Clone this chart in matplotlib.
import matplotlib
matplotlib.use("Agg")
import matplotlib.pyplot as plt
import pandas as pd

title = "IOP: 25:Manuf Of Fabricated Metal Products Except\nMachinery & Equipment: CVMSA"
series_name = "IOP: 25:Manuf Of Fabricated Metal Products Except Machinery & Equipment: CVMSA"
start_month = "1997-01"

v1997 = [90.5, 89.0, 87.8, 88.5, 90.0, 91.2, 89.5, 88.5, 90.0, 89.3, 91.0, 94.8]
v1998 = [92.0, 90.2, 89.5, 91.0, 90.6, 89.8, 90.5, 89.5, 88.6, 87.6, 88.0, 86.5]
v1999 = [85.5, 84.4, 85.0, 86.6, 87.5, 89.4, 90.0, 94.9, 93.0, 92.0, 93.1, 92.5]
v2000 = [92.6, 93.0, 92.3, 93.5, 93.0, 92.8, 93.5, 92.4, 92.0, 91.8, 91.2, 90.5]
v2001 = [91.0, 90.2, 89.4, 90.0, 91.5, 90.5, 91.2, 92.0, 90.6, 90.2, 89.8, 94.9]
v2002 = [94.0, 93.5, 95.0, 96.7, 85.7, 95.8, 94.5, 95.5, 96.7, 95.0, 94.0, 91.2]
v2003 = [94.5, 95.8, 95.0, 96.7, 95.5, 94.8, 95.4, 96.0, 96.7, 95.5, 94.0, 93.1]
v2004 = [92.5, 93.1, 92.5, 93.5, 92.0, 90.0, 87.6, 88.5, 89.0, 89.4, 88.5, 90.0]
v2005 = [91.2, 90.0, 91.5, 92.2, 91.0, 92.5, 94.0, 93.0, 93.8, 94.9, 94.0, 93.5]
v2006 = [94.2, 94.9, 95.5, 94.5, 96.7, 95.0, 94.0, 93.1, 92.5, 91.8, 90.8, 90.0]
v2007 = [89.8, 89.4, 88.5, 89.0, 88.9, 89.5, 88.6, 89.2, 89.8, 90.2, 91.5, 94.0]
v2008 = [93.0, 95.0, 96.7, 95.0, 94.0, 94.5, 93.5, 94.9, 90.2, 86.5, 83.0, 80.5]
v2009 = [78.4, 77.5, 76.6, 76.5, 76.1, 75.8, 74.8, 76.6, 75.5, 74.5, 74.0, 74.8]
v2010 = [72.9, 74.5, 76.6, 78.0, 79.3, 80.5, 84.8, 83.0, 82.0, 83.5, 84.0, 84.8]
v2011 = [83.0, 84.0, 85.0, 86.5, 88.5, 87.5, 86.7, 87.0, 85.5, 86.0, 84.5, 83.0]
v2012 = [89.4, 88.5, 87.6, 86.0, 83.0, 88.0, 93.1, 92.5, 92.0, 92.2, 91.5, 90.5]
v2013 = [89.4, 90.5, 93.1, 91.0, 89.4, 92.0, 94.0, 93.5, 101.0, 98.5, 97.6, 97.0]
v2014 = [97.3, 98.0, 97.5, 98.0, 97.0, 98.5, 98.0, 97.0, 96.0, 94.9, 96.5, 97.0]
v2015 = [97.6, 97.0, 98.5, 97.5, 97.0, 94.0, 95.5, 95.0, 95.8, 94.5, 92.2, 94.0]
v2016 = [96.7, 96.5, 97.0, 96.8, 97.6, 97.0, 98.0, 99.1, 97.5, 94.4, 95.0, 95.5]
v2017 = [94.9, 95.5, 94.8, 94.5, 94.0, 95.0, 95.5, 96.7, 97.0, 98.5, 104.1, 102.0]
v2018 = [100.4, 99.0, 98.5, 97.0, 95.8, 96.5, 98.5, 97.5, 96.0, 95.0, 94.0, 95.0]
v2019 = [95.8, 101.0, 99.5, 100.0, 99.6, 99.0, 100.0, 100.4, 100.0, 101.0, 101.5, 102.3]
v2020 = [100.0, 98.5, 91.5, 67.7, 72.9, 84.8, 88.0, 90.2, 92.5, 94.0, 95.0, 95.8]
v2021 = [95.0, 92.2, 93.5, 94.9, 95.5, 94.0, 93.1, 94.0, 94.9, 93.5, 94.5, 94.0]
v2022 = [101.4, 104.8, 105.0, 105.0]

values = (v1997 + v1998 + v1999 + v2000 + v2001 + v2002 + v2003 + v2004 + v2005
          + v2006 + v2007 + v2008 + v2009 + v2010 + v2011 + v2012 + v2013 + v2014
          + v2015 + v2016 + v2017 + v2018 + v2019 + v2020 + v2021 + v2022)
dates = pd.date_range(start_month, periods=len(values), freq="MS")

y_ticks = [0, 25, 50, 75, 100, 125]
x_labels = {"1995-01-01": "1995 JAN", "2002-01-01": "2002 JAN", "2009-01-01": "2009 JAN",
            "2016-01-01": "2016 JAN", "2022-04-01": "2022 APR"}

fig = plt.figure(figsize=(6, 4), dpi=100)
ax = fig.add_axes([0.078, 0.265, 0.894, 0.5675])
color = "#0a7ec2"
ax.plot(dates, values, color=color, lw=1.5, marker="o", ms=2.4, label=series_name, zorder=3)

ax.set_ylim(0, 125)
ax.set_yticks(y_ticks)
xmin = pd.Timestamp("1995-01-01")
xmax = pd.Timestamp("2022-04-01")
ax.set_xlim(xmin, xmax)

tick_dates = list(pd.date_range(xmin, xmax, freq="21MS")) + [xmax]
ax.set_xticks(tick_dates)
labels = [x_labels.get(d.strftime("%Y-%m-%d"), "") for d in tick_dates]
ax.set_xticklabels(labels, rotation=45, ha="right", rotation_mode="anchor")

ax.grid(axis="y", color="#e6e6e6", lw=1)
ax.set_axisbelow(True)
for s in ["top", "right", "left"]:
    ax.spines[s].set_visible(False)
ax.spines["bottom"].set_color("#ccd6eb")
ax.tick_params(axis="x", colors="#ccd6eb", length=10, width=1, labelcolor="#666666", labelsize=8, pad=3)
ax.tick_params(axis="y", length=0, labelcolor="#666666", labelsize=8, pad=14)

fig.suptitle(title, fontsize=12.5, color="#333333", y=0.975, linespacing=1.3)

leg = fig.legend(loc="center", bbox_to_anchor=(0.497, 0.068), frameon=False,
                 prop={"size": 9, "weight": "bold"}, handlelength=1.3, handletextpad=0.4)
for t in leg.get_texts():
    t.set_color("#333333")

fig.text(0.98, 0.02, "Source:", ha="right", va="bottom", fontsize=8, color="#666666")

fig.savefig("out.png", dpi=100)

* * *

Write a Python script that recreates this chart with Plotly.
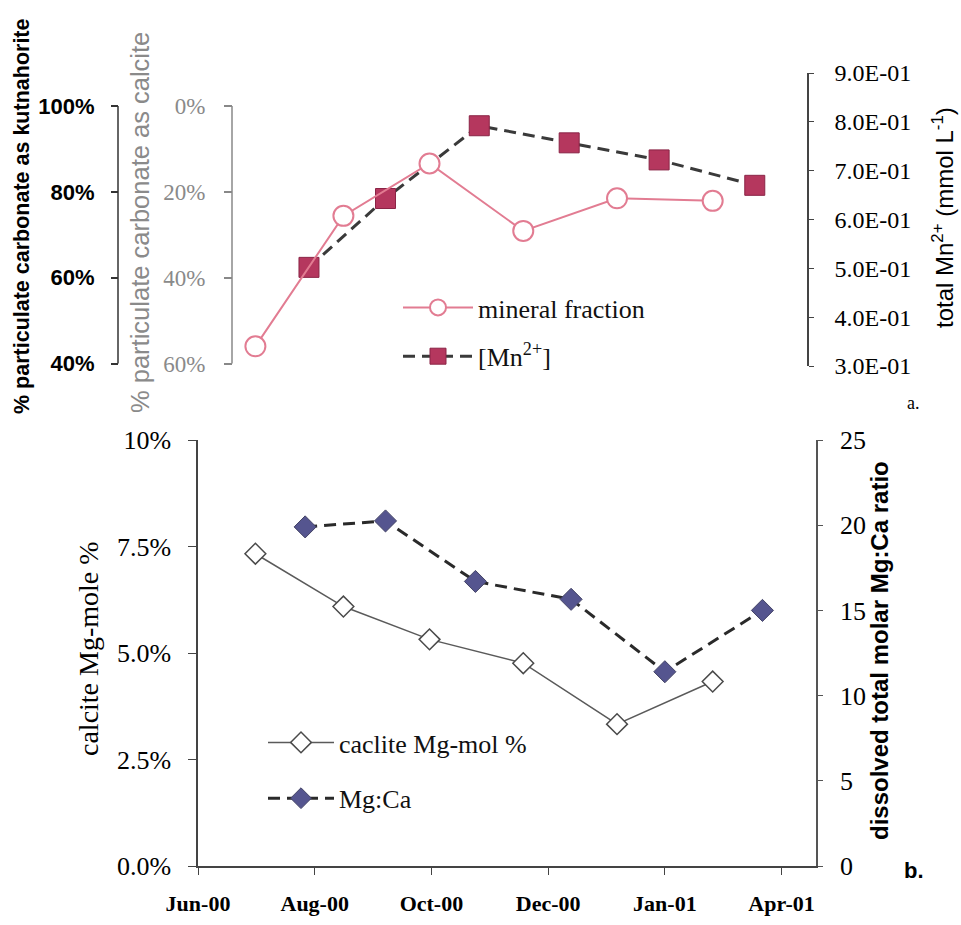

---

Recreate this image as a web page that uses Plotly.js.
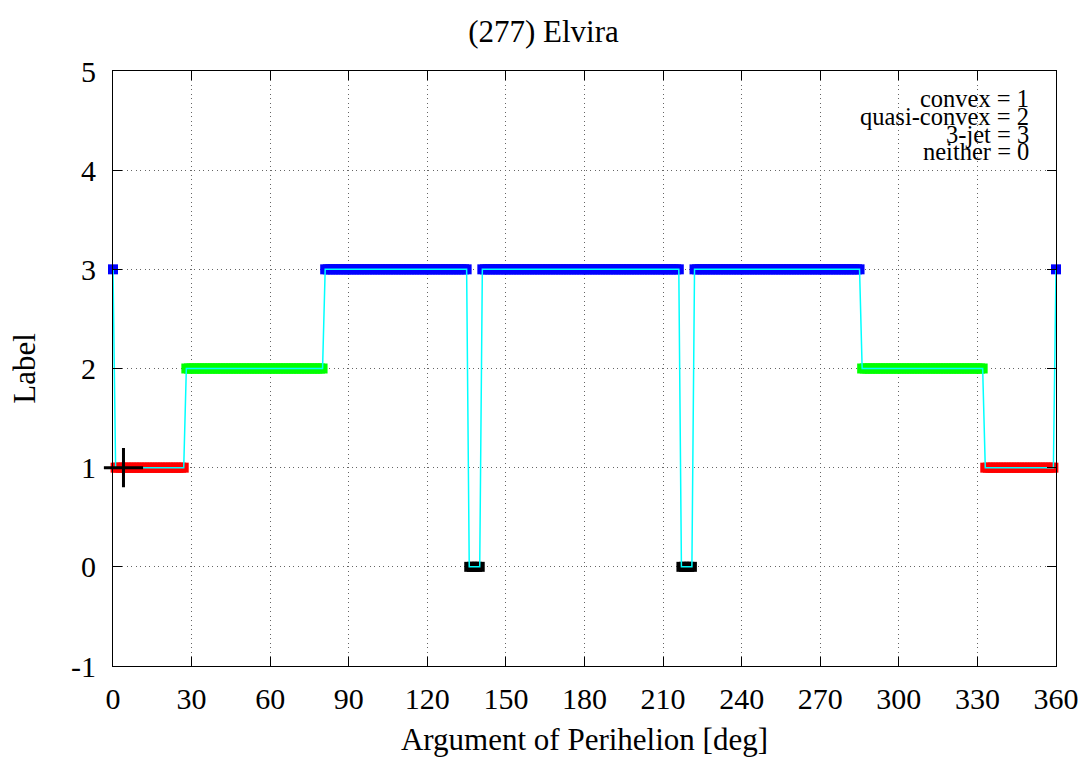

## [To do]
Within the listing above, work out how many lines contain the string "this", and reply with that number only.

## [Output of the exercise]
3